The 2008 Global Financial Crisis further exacerbated the oversupply problem. Economic activity slowed significantly, leading to reduced industrial production and, consequently, lower emissions. With emissions falling, the demand for EUAs plummeted. A carbon budget that was already higher than the demand levels faced an even greater decrease in demand for allowances. This drop drove the price of EUAs to levels around €5, where it stagnated for nearly a decade.
Another factor of the initially low prices was allowing for international voluntary credits (such as Certified Emissions Reductions (CERs) issued by the UN) to be used for EU ETS compliance. These credits could be used in place of EUAs, in fact increasing the supply of compliance allowances further.

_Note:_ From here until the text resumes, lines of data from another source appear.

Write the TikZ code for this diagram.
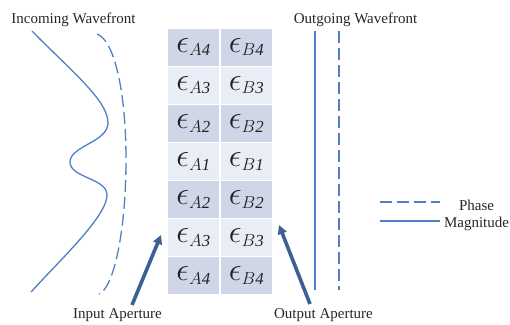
\documentclass[tikz,border=0pt]{standalone}
\usepackage{fontspec}
\setmainfont{Liberation Serif}
\usetikzlibrary{arrows.meta}
\definecolor{wave}{HTML}{4F7FC4}
\definecolor{pointer}{HTML}{3D6094}
\definecolor{celldark}{HTML}{CFD6E8}
\definecolor{celllight}{HTML}{E9EDF5}
\definecolor{celltext}{HTML}{222222}
\tikzset{
  cell/.style={draw=white, line width=1.2pt, minimum width=53pt, minimum height=38.1pt,
    inner sep=0pt, text=celltext, font=\fontsize{24}{24}\selectfont},
  darkcell/.style={cell, fill=celldark},
  lightcell/.style={cell, fill=celllight},
  magline/.style={draw=wave, line width=1.3pt},
  phaseline/.style={draw=wave, line width=1.3pt, dash pattern=on 12pt off 5pt},
  pointerarrow/.style={draw=pointer, line width=3.6pt, -{Triangle[length=9pt,width=9pt]}},
  lbl/.style={font=\fontsize{15}{15}\selectfont, text=black!85, inner sep=0pt, anchor=base},
}
% permittivity symbol with an enlarged epsilon and an italic index
\newcommand{\eps}[2]{$\scalebox{1.3}{$\epsilon$}_{#1\mathit{#2}}$}
\begin{document}
\begin{tikzpicture}[x=1pt,y=-1pt]
\useasboundingbox (0,0) rectangle (510,324);

% permittivity table, rows from top to bottom
\foreach \n/\d/\s [count=\i from 0] in {t4/4/darkcell, t3/3/lightcell, t2/2/darkcell,
    m1/1/lightcell, b2/2/darkcell, b3/3/lightcell, b4/4/darkcell} {
  \node[\s] (A\n) at (193.5, {28+38.1*(\i+0.5)}) {\eps{A}{\d}};
  \node[\s] (B\n) at (246.5, {28+38.1*(\i+0.5)}) {\eps{B}{\d}};
}

% incoming wavefront: magnitude (solid) and phase (dashed)
\coordinate (inTop) at (32,31);
\coordinate (inEnd) at (31,292);
\path[magline] (inTop) .. controls (70,70) and (108,100) .. (108,123)
  .. controls (108,142) and (70,146) .. (70,162)
  .. controls (70,178) and (107,178) .. (107,195)
  .. controls (107,216) and (62,258) .. (inEnd);
\coordinate (phTop) at (97,34);
\coordinate (phEnd) at (99,294);
\path[phaseline] (phTop) .. controls (114,40) and (126,90) .. (126,160)
  .. controls (126,230) and (114,288) .. (phEnd);

% outgoing wavefront
\coordinate (oMagTop) at (315,31);
\coordinate (oMagBot) at (315,290);
\coordinate (oPhTop) at (339,31);
\coordinate (oPhBot) at (339,290);
\path[magline] (oMagTop) -- (oMagBot);
\path[phaseline] (oPhTop) -- (oPhBot);

% labels
\node[lbl] (inLbl) at (73.5,23) {Incoming Wavefront};
\node[lbl] (outLbl) at (355.5,23) {Outgoing Wavefront};
\node[lbl] (inAp) at (117.5,318) {Input Aperture};
\node[lbl] (outAp) at (323.5,318) {Output Aperture};

% aperture pointers
\coordinate (inTip) at (161,235);
\coordinate (inTail) at (132,305);
\coordinate (outTip) at (279,225);
\coordinate (outTail) at (310,304);
\draw[pointerarrow] (inTail) -- (inTip);
\draw[pointerarrow] (outTail) -- (outTip);

% legend
\coordinate (lgPhA) at (380,202);
\coordinate (lgPhB) at (440,202);
\coordinate (lgMagA) at (380,221);
\coordinate (lgMagB) at (440,221);
\path[phaseline] (lgPhA) -- (lgPhB);
\path[magline] (lgMagA) -- (lgMagB);
\node[lbl] (phLbl) at (476.5,210) {Phase};
\node[lbl] (magLbl) at (476.5,227) {Magnitude};
\end{tikzpicture}
\end{document}
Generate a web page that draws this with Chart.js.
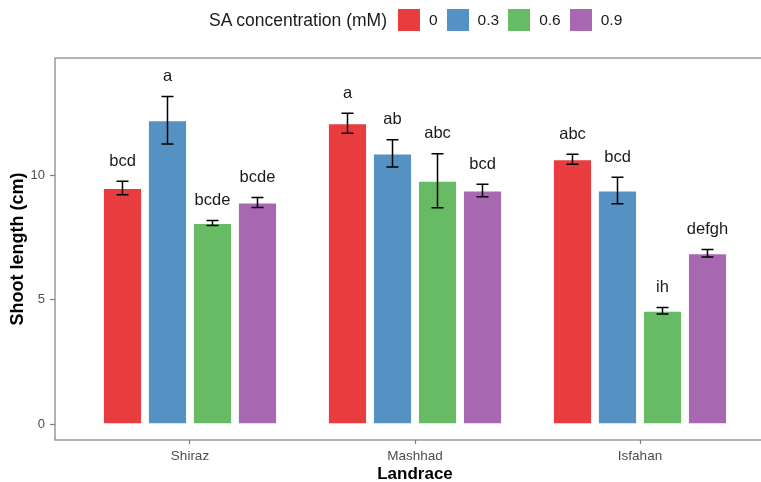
<!DOCTYPE html>
<html>
<head>
<meta charset="utf-8">
<script src="https://cdn.jsdelivr.net/npm/chart.js@4"></script>
<style>
  html, body { margin: 0; padding: 0; background: #fff; overflow: hidden; }
  #wrap { position: relative; width: 790px; height: 482px; }
  #legend {
    position: absolute; left: 209px; top: 9px; height: 22px;
    display: flex; align-items: center;
    font-family: 'Liberation Sans', Arial, sans-serif; color: #1a1a1a;
  }
  #legend .ttl { font-size: 17.5px; margin-right: 11px; }
  #legend .box { width: 22px; height: 22px; margin-right: 9px; box-sizing: border-box; }
  #legend .lab { font-size: 15.5px; margin-right: 9px; }
</style>
</head>
<body>
<div id="wrap">
  <canvas id="chart" width="790" height="482"></canvas>
  <div id="legend"></div>
</div>
<script>
// ── Data ──
const landraces = ['Shiraz', 'Mashhad', 'Isfahan'];
const concentrations = ['0', '0.3', '0.6', '0.9'];
const colors = ['#E83C3E', '#5591C2', '#67BB65', '#A768B1'];

const means = [
  [9.48, 12.08, 10.63],   // 0 mM
  [12.2, 10.87, 9.38],    // 0.3 mM
  [8.07, 9.77, 4.55],     // 0.6 mM
  [8.9, 9.38, 6.86]       // 0.9 mM
];
const errors = [
  [0.27, 0.4, 0.2],
  [0.95, 0.55, 0.53],
  [0.1, 1.08, 0.13],
  [0.2, 0.25, 0.15]
];
const letters = [
  ['bcd', 'a', 'abc'],
  ['a', 'ab', 'bcd'],
  ['bcde', 'abc', 'ih'],
  ['bcde', 'bcd', 'defgh']
];
const yTicks = [0, 5, 10];

// ── Legend (HTML) ──
const legendEl = document.getElementById('legend');
let lhtml = '<span class="ttl">SA concentration (mM)</span>';
concentrations.forEach((c, i) => {
  lhtml += '<span class="box" style="background:' + colors[i] + '"></span><span class="lab">' + c + '</span>';
});
legendEl.innerHTML = lhtml;

// ── Error bars, letters, panel border ──
const extras = {
  id: 'extras',
  afterDatasetsDraw(chart) {
    const ctx = chart.ctx;
    const y = chart.scales.y;
    ctx.save();
    chart.data.datasets.forEach((ds, i) => {
      const meta = chart.getDatasetMeta(i);
      meta.data.forEach((bar, j) => {
        const m = means[i][j], e = errors[i][j];
        const top = y.getPixelForValue(m + e);
        const bot = y.getPixelForValue(m - e);
        ctx.strokeStyle = '#000';
        ctx.lineWidth = 1.5;
        ctx.beginPath();
        ctx.moveTo(bar.x, top); ctx.lineTo(bar.x, bot);
        ctx.moveTo(bar.x - 6, top); ctx.lineTo(bar.x + 6, top);
        ctx.moveTo(bar.x - 6, bot); ctx.lineTo(bar.x + 6, bot);
        ctx.stroke();
        ctx.fillStyle = '#1a1a1a';
        ctx.font = '16.5px "Liberation Sans", Arial, sans-serif';
        ctx.textAlign = 'center';
        ctx.textBaseline = 'middle';
        ctx.fillText(letters[i][j], bar.x, top - 20);
      });
    });
    const a = chart.chartArea;
    ctx.strokeStyle = '#7f7f7f';
    ctx.lineWidth = 1.2;
    ctx.strokeRect(a.left, a.top, a.right - a.left, a.bottom - a.top);
    ctx.restore();
  }
};

new Chart(document.getElementById('chart'), {
  type: 'bar',
  data: {
    datasets: concentrations.map((c, i) => ({
      label: c,
      data: means[i].map((v, j) => ({ x: j + 1, y: v })),
      backgroundColor: colors[i],
      borderColor: 'rgba(255,255,255,0.35)',
      borderWidth: 1,
      categoryPercentage: 0.8,
      barPercentage: 0.87
    }))
  },
  options: {
    responsive: false,
    animation: false,
    layout: { padding: { top: 58, right: 15, left: 0, bottom: 0 } },
    plugins: { legend: { display: false }, tooltip: { enabled: false } },
    scales: {
      x: {
        type: 'linear',
        offset: false,
        min: 0.4,
        max: 3.6,
        afterBuildTicks: s => { s.ticks = landraces.map((_, i) => ({ value: i + 1 })); },
        afterFit: s => { s.height = 42; },
        ticks: {
          callback: v => landraces[v - 1] || '',
          color: '#4d4d4d',
          padding: 4,
          font: { family: "'Liberation Sans', sans-serif", size: 13.5 }
        },
        grid: { offset: false, drawOnChartArea: false, tickLength: 4, tickColor: '#7f7f7f', tickWidth: 1.2 },
        border: { display: false },
        title: {
          display: true, text: 'Landrace', color: '#000',
          padding: { top: 0, bottom: -3 },
          font: { family: "'Liberation Sans', sans-serif", size: 17, weight: 'bold' }
        }
      },
      y: {
        min: -0.64,
        max: 14.7,
        afterBuildTicks: s => { s.ticks = yTicks.map(v => ({ value: v })); },
        afterFit: s => { s.width = 55; },
        ticks: {
          color: '#4d4d4d',
          padding: 5,
          font: { family: "'Liberation Sans', sans-serif", size: 13 }
        },
        grid: { drawOnChartArea: false, tickLength: 5, tickColor: '#7f7f7f', tickWidth: 1.2 },
        border: { display: false },
        title: {
          display: true, text: 'Shoot length (cm)', color: '#000',
          padding: { top: 7, bottom: 0 },
          font: { family: "'Liberation Sans', sans-serif", size: 18, weight: 'bold' }
        }
      }
    }
  },
  plugins: [extras]
});
</script>
</body>
</html>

CERs were often cheaper than EUAs, trading well below €5 and sometimes as low as €0.20. The availability of these inexpensive alternatives reduced the demand for EUAs, compounding the problem of oversupply and keeping prices low.
The combination of those factors made the EU ETS experience a long period of structural oversupply, with a large number of EUAs building up in the market. Even during Phase II (2008-2012) and Phase III (2013-2020), when regulatory changes were made to better match the cap with actual emissions, the surplus continued. By the end of Phase II, there were about 2 billion unused EUAs. Despite efforts to reduce the cap and improve market operations, the large excess of allowances kept prices low.
The EU ETS is a pioneering mechanism, and the initial phases were a learning period for both regulators and installations - they were adapting to the new reality of carbon becoming the tradable commodity of tomorrow. The early years of the scheme were characterized by a structural oversupply, but this issue has since been addressed, leading to the increasingly tighter market we have today.